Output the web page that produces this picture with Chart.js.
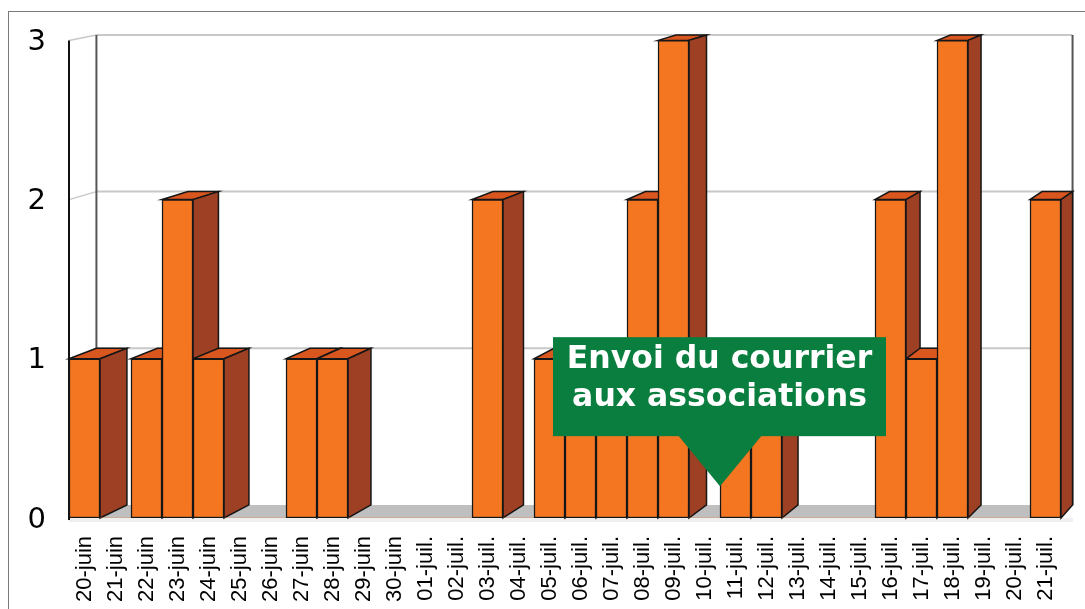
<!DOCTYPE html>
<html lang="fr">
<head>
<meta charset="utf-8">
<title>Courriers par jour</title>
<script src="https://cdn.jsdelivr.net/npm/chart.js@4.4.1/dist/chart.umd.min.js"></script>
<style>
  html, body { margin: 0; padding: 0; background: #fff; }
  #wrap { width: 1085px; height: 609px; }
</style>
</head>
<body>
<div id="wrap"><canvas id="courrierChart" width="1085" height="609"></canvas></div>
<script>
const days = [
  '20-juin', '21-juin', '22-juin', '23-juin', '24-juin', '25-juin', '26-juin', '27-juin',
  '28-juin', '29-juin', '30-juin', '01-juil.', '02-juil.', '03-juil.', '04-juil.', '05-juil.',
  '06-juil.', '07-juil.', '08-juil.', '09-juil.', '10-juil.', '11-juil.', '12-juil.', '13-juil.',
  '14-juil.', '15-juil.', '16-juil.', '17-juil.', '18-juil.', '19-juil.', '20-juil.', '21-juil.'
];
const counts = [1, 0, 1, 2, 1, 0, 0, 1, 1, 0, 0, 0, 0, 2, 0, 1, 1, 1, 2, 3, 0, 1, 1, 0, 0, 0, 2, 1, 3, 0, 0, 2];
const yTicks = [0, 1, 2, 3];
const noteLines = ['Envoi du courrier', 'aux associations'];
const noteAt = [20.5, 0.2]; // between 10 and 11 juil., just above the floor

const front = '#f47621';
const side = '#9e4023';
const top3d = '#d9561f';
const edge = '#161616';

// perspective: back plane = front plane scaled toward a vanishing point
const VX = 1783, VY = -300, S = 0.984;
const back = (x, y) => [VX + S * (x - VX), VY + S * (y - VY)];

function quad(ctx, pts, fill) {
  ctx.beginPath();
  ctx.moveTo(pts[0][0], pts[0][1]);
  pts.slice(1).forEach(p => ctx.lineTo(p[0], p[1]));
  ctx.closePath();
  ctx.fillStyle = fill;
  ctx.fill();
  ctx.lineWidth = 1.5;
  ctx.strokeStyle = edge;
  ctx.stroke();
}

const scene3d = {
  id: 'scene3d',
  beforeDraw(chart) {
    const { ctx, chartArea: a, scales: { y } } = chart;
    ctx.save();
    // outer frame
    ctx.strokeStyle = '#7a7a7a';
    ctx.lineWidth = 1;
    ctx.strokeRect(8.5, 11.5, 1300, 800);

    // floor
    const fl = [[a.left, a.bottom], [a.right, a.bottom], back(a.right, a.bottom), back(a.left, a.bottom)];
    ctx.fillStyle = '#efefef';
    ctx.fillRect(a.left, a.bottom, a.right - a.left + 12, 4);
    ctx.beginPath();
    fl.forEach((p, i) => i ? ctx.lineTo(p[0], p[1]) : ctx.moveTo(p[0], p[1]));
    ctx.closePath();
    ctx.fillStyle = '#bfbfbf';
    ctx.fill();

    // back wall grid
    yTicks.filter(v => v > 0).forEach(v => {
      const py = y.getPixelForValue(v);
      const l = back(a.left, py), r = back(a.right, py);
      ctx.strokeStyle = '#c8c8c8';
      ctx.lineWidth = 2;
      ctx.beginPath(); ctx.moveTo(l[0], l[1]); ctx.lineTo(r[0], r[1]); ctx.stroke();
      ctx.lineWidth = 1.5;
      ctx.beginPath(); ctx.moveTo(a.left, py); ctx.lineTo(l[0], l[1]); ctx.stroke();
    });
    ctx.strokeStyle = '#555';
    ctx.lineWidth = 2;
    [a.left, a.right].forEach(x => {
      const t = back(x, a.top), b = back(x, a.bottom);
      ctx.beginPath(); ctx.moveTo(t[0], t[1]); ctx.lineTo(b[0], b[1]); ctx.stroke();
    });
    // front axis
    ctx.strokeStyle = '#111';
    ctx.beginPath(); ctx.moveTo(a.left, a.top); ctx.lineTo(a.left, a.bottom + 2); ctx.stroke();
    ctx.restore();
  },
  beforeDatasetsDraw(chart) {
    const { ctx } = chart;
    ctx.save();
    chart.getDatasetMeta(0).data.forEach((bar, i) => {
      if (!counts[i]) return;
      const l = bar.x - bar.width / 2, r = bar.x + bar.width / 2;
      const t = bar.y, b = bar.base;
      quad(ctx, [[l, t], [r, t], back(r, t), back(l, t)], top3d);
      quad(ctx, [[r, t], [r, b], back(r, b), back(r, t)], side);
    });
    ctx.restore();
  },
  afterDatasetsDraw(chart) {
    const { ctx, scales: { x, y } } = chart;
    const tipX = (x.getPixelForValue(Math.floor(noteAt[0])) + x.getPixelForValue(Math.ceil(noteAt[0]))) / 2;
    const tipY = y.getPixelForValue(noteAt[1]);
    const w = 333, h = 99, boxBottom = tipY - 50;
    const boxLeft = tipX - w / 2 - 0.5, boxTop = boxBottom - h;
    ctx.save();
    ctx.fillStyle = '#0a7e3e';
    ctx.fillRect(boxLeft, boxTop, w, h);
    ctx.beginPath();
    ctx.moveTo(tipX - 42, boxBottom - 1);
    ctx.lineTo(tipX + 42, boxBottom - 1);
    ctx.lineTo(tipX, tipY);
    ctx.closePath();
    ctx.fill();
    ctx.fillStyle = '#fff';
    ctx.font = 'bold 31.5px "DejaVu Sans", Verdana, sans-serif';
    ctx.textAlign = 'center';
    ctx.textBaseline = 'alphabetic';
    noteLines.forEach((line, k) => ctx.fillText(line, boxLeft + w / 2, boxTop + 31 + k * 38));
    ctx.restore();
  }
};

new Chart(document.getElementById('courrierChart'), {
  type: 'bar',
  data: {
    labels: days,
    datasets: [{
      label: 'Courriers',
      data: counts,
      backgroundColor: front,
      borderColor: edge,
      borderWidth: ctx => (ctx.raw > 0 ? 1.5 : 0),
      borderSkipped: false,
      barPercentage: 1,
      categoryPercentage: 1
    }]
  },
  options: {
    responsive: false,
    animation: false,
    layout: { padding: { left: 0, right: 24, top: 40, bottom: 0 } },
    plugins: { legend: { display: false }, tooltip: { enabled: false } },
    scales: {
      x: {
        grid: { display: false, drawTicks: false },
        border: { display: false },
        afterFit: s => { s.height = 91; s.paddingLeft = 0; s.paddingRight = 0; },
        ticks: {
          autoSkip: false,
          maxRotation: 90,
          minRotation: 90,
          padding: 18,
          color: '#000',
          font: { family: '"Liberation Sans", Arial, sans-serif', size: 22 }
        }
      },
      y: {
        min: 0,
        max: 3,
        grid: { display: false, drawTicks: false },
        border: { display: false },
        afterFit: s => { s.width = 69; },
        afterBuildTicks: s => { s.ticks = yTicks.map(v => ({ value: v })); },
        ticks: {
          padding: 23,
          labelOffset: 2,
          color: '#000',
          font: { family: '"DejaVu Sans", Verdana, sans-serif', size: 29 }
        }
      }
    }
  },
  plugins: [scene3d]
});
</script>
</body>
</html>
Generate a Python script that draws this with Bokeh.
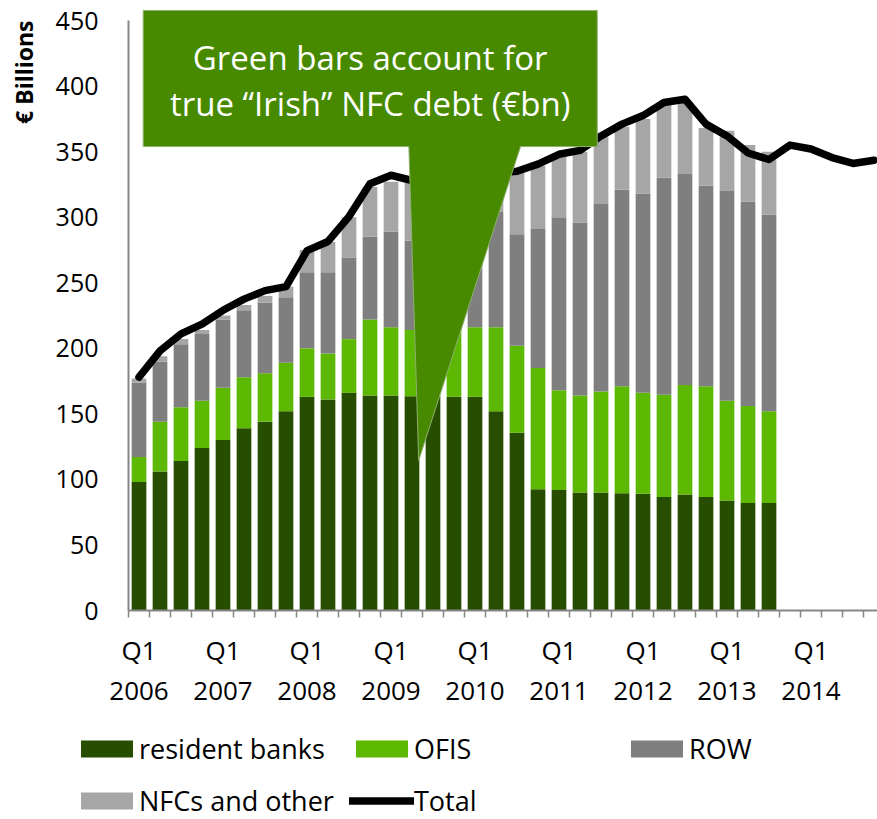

* * * * * * *

PROBLEM DESCRIPTION: Make an exact copy of the lines from the top of the material through the line with "ctx.strokeRect(8.5, 11.5, 1300, 800);", pictures excluded.

FINISHED EXERCISE:
Output the web page that produces this picture with Chart.js.
<!DOCTYPE html>
<html lang="fr">
<head>
<meta charset="utf-8">
<title>Courriers par jour</title>
<script src="https://cdn.jsdelivr.net/npm/chart.js@4.4.1/dist/chart.umd.min.js"></script>
<style>
  html, body { margin: 0; padding: 0; background: #fff; }
  #wrap { width: 1085px; height: 609px; }
</style>
</head>
<body>
<div id="wrap"><canvas id="courrierChart" width="1085" height="609"></canvas></div>
<script>
const days = [
  '20-juin', '21-juin', '22-juin', '23-juin', '24-juin', '25-juin', '26-juin', '27-juin',
  '28-juin', '29-juin', '30-juin', '01-juil.', '02-juil.', '03-juil.', '04-juil.', '05-juil.',
  '06-juil.', '07-juil.', '08-juil.', '09-juil.', '10-juil.', '11-juil.', '12-juil.', '13-juil.',
  '14-juil.', '15-juil.', '16-juil.', '17-juil.', '18-juil.', '19-juil.', '20-juil.', '21-juil.'
];
const counts = [1, 0, 1, 2, 1, 0, 0, 1, 1, 0, 0, 0, 0, 2, 0, 1, 1, 1, 2, 3, 0, 1, 1, 0, 0, 0, 2, 1, 3, 0, 0, 2];
const yTicks = [0, 1, 2, 3];
const noteLines = ['Envoi du courrier', 'aux associations'];
const noteAt = [20.5, 0.2]; // between 10 and 11 juil., just above the floor

const front = '#f47621';
const side = '#9e4023';
const top3d = '#d9561f';
const edge = '#161616';

// perspective: back plane = front plane scaled toward a vanishing point
const VX = 1783, VY = -300, S = 0.984;
const back = (x, y) => [VX + S * (x - VX), VY + S * (y - VY)];

function quad(ctx, pts, fill) {
  ctx.beginPath();
  ctx.moveTo(pts[0][0], pts[0][1]);
  pts.slice(1).forEach(p => ctx.lineTo(p[0], p[1]));
  ctx.closePath();
  ctx.fillStyle = fill;
  ctx.fill();
  ctx.lineWidth = 1.5;
  ctx.strokeStyle = edge;
  ctx.stroke();
}

const scene3d = {
  id: 'scene3d',
  beforeDraw(chart) {
    const { ctx, chartArea: a, scales: { y } } = chart;
    ctx.save();
    // outer frame
    ctx.strokeStyle = '#7a7a7a';
    ctx.lineWidth = 1;
    ctx.strokeRect(8.5, 11.5, 1300, 800);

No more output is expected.